Golden (yellow) flax is cultivated at smaller volumes than brown, which creates a supply-side premium. Nutritionally, the two varieties are comparable. The commercial case for golden flax is mainly visual and flavour-driven: it produces a lighter colour and milder flavour in baked goods and smoothies. Most buyers sourcing for white-bread bakery or pale-colour cereal applications prefer golden; cost-driven formulations typically use brown.
Yes, but with different characteristics. Canadian and Kazakh organic flax supply is well-established and relatively stable year-over-year. Organic chia from Paraguay and Bolivia is available but subject to greater supply variability. Organic chia prices in 2024-2025 rose notably during the South American drought years. Organic chia typically commands a 15-20% premium over conventional; organic flax premium is typically similar or slightly lower.
Chia from Paraguay has faced repeated EU border scrutiny for pesticide residues, particularly glyphosate and chlorpyrifos. This has pushed some Paraguayan exporters to tighten field-level controls, but buyers should request batch-level pesticide test results for EU-bound shipments. Flax has fewer flagged residue issues, but chlormequat (used as a plant growth regulator) has appeared in European monitoring data. In both cases, ask for the full pesticide multi-residue analysis, not just a compliance statement.

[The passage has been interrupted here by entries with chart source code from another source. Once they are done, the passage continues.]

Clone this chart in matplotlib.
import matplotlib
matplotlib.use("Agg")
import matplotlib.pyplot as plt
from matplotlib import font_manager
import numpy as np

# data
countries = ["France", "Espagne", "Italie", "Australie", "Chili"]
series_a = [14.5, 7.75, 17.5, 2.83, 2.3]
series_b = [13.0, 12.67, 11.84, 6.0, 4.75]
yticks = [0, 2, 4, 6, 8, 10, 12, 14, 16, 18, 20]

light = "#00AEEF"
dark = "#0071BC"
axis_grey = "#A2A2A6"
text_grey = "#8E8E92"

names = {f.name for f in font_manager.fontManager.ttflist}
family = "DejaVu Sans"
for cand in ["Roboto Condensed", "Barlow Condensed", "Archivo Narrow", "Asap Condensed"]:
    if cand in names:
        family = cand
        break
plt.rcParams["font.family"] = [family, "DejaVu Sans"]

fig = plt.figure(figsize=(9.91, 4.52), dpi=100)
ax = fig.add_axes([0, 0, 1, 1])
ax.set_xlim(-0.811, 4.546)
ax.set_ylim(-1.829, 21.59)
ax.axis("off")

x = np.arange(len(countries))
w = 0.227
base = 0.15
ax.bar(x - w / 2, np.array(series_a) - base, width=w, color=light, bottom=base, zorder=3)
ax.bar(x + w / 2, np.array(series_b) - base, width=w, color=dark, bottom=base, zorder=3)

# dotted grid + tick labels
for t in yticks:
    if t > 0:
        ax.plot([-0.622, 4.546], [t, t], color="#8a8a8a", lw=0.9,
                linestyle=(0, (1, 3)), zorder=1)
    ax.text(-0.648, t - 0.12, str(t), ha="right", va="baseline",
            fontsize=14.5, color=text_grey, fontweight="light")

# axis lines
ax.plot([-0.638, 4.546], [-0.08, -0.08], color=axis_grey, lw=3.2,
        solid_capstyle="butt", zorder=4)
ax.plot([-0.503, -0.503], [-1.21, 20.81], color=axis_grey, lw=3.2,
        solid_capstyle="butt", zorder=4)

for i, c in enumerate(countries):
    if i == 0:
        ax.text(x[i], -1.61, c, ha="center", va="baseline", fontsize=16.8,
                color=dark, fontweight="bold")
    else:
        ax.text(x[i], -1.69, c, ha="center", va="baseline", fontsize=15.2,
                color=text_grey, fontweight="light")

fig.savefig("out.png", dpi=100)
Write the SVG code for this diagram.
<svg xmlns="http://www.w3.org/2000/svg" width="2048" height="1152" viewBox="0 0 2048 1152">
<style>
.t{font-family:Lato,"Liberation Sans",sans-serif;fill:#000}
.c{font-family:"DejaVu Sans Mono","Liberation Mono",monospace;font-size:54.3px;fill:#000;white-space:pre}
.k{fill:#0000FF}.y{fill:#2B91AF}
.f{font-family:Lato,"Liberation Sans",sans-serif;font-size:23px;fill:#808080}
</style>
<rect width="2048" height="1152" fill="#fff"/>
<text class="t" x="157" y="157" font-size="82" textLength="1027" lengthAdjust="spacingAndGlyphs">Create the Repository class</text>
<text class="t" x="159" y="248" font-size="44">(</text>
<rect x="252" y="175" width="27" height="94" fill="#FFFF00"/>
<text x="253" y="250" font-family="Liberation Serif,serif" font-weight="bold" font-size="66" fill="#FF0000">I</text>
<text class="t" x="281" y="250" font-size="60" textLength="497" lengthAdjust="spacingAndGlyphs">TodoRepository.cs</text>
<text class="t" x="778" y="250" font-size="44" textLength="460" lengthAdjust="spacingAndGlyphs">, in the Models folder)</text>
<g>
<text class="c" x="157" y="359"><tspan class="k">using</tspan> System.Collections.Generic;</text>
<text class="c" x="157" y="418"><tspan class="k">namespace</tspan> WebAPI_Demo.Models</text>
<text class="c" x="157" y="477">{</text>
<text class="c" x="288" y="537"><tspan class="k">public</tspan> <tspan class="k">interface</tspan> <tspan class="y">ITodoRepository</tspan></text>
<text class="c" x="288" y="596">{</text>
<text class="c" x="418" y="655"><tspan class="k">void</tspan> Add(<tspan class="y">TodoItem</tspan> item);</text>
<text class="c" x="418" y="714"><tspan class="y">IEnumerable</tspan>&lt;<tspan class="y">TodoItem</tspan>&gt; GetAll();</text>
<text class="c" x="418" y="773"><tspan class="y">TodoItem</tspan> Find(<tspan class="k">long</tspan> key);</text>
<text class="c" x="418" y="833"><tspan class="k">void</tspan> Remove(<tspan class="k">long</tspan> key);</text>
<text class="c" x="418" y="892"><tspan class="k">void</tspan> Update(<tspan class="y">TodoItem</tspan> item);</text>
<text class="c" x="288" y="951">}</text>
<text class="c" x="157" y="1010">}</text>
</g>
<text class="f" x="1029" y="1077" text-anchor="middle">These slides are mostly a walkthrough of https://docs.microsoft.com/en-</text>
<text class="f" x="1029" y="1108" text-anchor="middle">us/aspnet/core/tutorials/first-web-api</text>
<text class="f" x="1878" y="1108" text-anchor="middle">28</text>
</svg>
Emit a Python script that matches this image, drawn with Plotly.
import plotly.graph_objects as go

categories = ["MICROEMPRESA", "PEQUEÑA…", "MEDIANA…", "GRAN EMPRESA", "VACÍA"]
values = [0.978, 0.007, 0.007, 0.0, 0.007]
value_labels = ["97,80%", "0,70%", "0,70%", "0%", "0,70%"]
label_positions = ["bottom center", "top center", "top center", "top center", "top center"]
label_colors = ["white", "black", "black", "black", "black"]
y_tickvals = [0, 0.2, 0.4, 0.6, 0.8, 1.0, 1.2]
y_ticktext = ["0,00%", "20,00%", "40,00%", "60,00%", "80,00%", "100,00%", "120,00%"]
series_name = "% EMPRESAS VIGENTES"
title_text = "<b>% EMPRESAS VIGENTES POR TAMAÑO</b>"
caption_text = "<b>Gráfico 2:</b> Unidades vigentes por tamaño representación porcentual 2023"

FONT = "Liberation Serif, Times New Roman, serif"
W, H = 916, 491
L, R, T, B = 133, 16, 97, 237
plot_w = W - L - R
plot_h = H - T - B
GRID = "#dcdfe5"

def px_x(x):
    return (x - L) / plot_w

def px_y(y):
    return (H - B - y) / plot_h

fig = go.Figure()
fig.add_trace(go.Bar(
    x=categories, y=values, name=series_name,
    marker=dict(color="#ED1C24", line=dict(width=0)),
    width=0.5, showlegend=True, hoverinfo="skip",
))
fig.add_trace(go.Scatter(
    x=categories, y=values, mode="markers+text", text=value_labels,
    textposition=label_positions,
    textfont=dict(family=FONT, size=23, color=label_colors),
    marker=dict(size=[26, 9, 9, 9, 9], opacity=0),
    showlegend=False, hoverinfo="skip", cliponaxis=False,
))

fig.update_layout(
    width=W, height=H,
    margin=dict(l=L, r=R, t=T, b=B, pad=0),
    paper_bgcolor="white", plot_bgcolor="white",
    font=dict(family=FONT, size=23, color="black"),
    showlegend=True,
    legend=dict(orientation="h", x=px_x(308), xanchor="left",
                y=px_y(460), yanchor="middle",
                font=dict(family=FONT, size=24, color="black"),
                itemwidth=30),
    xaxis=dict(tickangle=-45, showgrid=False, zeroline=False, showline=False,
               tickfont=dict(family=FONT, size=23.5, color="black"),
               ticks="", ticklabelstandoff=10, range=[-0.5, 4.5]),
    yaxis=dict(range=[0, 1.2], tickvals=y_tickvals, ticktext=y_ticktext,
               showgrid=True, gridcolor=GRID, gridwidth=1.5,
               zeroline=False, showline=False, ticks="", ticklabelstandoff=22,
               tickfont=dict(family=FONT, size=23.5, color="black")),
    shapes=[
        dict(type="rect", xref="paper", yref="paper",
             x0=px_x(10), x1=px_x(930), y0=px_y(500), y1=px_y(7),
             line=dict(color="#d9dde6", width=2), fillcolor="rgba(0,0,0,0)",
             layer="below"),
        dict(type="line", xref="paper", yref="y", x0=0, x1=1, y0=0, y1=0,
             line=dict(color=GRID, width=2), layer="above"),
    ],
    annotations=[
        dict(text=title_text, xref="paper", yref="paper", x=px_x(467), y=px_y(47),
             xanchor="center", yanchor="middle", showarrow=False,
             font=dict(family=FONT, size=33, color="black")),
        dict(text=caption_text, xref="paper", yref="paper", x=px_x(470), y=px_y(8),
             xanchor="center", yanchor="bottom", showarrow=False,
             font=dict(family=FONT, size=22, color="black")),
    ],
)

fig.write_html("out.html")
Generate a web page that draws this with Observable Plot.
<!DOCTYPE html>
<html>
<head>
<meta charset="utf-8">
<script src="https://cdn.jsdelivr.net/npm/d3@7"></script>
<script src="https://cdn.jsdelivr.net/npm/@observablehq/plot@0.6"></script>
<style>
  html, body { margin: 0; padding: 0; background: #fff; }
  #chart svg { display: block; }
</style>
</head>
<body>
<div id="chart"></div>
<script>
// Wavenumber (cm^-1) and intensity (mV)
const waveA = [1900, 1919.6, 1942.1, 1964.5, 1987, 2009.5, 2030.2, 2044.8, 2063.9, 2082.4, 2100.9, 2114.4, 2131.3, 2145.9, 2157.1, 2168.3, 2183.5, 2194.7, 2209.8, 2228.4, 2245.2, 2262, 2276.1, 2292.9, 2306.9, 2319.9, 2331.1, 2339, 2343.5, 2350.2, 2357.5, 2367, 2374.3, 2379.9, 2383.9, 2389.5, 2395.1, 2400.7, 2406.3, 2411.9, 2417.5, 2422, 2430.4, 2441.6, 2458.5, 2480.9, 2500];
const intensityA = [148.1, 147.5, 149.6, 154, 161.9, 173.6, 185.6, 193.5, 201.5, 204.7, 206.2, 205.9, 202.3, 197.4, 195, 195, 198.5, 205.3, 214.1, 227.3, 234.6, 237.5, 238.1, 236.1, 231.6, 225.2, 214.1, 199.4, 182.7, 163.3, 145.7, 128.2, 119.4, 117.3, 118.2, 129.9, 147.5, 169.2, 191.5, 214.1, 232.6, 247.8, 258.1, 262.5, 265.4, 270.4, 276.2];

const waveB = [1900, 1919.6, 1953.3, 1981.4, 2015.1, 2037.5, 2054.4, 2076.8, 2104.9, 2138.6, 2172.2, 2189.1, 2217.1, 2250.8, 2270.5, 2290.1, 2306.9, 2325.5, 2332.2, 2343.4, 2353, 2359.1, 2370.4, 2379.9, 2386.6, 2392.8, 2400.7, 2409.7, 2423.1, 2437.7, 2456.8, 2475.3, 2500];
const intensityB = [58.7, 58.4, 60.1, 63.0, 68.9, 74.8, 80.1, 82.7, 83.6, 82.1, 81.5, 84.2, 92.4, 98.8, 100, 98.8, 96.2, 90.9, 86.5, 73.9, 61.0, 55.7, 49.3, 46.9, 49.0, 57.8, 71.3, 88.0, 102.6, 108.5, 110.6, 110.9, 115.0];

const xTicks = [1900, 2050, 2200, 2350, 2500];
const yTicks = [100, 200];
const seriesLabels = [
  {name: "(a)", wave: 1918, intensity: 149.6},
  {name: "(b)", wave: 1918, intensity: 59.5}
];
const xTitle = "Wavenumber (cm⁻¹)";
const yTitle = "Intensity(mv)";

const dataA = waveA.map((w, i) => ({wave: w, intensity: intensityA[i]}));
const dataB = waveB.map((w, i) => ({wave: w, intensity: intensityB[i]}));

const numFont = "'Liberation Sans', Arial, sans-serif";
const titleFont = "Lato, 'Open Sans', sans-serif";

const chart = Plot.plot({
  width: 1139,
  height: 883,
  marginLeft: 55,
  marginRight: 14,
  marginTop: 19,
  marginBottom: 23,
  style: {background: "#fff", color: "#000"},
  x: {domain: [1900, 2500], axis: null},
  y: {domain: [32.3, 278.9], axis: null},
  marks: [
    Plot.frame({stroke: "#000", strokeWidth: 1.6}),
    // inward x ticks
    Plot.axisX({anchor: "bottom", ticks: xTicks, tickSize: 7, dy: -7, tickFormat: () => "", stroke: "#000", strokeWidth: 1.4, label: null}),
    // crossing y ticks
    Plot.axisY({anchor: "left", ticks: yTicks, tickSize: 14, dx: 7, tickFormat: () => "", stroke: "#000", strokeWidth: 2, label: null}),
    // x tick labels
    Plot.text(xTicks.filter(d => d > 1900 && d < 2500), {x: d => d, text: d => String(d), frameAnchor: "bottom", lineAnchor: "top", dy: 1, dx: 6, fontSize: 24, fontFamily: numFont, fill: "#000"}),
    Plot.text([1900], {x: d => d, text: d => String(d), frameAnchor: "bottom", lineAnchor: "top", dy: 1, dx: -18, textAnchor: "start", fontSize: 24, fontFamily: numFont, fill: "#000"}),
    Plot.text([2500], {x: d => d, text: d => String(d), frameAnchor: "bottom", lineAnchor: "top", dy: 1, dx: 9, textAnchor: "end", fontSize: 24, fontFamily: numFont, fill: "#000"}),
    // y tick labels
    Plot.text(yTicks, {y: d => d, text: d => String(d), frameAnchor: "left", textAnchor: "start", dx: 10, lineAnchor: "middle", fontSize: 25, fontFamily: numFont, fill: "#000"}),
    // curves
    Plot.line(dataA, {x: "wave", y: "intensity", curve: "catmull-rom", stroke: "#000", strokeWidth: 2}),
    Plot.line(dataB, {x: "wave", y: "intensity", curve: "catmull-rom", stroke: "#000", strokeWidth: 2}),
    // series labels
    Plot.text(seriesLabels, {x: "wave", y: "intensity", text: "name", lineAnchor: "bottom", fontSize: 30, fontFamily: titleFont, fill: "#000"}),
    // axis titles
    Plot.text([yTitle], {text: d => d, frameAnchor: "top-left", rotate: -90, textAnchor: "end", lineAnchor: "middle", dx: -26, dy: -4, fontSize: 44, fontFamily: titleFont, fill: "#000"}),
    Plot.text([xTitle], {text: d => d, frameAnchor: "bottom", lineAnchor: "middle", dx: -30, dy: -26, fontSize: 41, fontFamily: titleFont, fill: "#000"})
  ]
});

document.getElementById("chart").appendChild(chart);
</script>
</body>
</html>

For EU food manufacturing, GFSI-benchmarked certification is the baseline: BRC, IFS, FSSC 22000, or SQF. Organic claims require EU Organic (Regulation 2018/848) or USDA Organic for the US market. Kosher and Halal are straightforward for both flax and chia. For chia specifically, verify that the supplier has current novel food compliance documentation for the specific EU use categories your product falls under.